------ Data

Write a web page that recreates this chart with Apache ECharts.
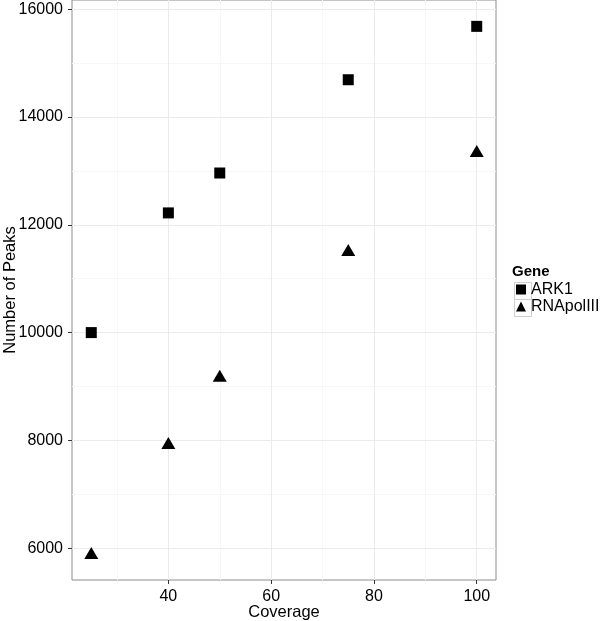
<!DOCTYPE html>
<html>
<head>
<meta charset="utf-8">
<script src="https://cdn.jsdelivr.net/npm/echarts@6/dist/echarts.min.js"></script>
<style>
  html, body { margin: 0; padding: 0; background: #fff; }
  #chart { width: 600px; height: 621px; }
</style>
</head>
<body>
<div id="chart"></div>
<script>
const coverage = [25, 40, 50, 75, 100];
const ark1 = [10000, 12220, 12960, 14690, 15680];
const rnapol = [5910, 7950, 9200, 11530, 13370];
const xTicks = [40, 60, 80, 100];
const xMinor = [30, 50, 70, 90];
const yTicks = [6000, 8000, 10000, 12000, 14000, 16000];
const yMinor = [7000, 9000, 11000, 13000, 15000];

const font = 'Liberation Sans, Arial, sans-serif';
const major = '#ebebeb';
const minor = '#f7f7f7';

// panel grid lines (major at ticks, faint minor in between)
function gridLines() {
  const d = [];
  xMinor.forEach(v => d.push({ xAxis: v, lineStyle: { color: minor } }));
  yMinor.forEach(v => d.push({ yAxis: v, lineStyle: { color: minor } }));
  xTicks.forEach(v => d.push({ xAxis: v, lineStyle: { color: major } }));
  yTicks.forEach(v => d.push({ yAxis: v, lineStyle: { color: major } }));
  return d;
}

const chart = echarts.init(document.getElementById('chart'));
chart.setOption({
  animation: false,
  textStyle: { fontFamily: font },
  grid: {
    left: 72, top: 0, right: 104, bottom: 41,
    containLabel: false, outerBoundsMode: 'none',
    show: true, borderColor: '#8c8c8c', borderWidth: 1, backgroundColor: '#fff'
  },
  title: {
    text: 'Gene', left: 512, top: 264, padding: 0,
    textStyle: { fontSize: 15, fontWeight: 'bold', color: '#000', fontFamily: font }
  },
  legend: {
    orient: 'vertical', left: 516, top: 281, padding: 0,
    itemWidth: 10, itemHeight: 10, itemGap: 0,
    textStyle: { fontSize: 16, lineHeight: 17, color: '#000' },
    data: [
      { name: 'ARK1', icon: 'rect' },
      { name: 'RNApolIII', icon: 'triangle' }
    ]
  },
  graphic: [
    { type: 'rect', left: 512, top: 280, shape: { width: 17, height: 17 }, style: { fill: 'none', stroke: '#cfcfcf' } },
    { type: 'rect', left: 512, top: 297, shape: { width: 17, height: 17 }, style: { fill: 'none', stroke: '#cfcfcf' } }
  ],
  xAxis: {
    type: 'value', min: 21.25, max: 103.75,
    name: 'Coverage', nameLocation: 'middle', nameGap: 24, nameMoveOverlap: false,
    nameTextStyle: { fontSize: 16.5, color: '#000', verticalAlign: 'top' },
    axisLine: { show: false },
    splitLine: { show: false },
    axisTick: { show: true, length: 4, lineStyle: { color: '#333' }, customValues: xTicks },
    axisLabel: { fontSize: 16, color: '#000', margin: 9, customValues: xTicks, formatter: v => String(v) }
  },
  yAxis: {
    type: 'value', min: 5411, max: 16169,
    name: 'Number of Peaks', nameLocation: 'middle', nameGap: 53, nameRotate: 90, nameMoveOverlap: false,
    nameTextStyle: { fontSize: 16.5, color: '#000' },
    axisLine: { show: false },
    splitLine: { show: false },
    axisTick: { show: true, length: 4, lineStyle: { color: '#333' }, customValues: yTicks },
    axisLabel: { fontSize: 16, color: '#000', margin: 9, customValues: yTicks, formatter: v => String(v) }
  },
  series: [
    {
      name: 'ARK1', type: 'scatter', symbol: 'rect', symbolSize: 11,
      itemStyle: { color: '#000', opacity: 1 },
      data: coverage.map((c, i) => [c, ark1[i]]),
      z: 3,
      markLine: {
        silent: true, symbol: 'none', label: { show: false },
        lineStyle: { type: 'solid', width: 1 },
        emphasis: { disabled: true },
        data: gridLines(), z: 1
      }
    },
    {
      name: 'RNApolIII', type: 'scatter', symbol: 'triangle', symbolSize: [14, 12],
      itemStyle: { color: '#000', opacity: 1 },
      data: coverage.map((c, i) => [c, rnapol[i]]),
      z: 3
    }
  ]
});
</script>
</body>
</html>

------------

» **Goal**
Return the material word for word. Pictures are not part of the copy.

» **The response**
Write a web page that recreates this chart with Apache ECharts.
<!DOCTYPE html>
<html>
<head>
<meta charset="utf-8">
<script src="https://cdn.jsdelivr.net/npm/echarts@6/dist/echarts.min.js"></script>
<style>
  html, body { margin: 0; padding: 0; background: #fff; }
  #chart { width: 600px; height: 621px; }
</style>
</head>
<body>
<div id="chart"></div>
<script>
const coverage = [25, 40, 50, 75, 100];
const ark1 = [10000, 12220, 12960, 14690, 15680];
const rnapol = [5910, 7950, 9200, 11530, 13370];
const xTicks = [40, 60, 80, 100];
const xMinor = [30, 50, 70, 90];
const yTicks = [6000, 8000, 10000, 12000, 14000, 16000];
const yMinor = [7000, 9000, 11000, 13000, 15000];

const font = 'Liberation Sans, Arial, sans-serif';
const major = '#ebebeb';
const minor = '#f7f7f7';

// panel grid lines (major at ticks, faint minor in between)
function gridLines() {
  const d = [];
  xMinor.forEach(v => d.push({ xAxis: v, lineStyle: { color: minor } }));
  yMinor.forEach(v => d.push({ yAxis: v, lineStyle: { color: minor } }));
  xTicks.forEach(v => d.push({ xAxis: v, lineStyle: { color: major } }));
  yTicks.forEach(v => d.push({ yAxis: v, lineStyle: { color: major } }));
  return d;
}

const chart = echarts.init(document.getElementById('chart'));
chart.setOption({
  animation: false,
  textStyle: { fontFamily: font },
  grid: {
    left: 72, top: 0, right: 104, bottom: 41,
    containLabel: false, outerBoundsMode: 'none',
    show: true, borderColor: '#8c8c8c', borderWidth: 1, backgroundColor: '#fff'
  },
  title: {
    text: 'Gene', left: 512, top: 264, padding: 0,
    textStyle: { fontSize: 15, fontWeight: 'bold', color: '#000', fontFamily: font }
  },
  legend: {
    orient: 'vertical', left: 516, top: 281, padding: 0,
    itemWidth: 10, itemHeight: 10, itemGap: 0,
    textStyle: { fontSize: 16, lineHeight: 17, color: '#000' },
    data: [
      { name: 'ARK1', icon: 'rect' },
      { name: 'RNApolIII', icon: 'triangle' }
    ]
  },
  graphic: [
    { type: 'rect', left: 512, top: 280, shape: { width: 17, height: 17 }, style: { fill: 'none', stroke: '#cfcfcf' } },
    { type: 'rect', left: 512, top: 297, shape: { width: 17, height: 17 }, style: { fill: 'none', stroke: '#cfcfcf' } }
  ],
  xAxis: {
    type: 'value', min: 21.25, max: 103.75,
    name: 'Coverage', nameLocation: 'middle', nameGap: 24, nameMoveOverlap: false,
    nameTextStyle: { fontSize: 16.5, color: '#000', verticalAlign: 'top' },
    axisLine: { show: false },
    splitLine: { show: false },
    axisTick: { show: true, length: 4, lineStyle: { color: '#333' }, customValues: xTicks },
    axisLabel: { fontSize: 16, color: '#000', margin: 9, customValues: xTicks, formatter: v => String(v) }
  },
  yAxis: {
    type: 'value', min: 5411, max: 16169,
    name: 'Number of Peaks', nameLocation: 'middle', nameGap: 53, nameRotate: 90, nameMoveOverlap: false,
    nameTextStyle: { fontSize: 16.5, color: '#000' },
    axisLine: { show: false },
    splitLine: { show: false },
    axisTick: { show: true, length: 4, lineStyle: { color: '#333' }, customValues: yTicks },
    axisLabel: { fontSize: 16, color: '#000', margin: 9, customValues: yTicks, formatter: v => String(v) }
  },
  series: [
    {
      name: 'ARK1', type: 'scatter', symbol: 'rect', symbolSize: 11,
      itemStyle: { color: '#000', opacity: 1 },
      data: coverage.map((c, i) => [c, ark1[i]]),
      z: 3,
      markLine: {
        silent: true, symbol: 'none', label: { show: false },
        lineStyle: { type: 'solid', width: 1 },
        emphasis: { disabled: true },
        data: gridLines(), z: 1
      }
    },
    {
      name: 'RNApolIII', type: 'scatter', symbol: 'triangle', symbolSize: [14, 12],
      itemStyle: { color: '#000', opacity: 1 },
      data: coverage.map((c, i) => [c, rnapol[i]]),
      z: 3
    }
  ]
});
</script>
</body>
</html>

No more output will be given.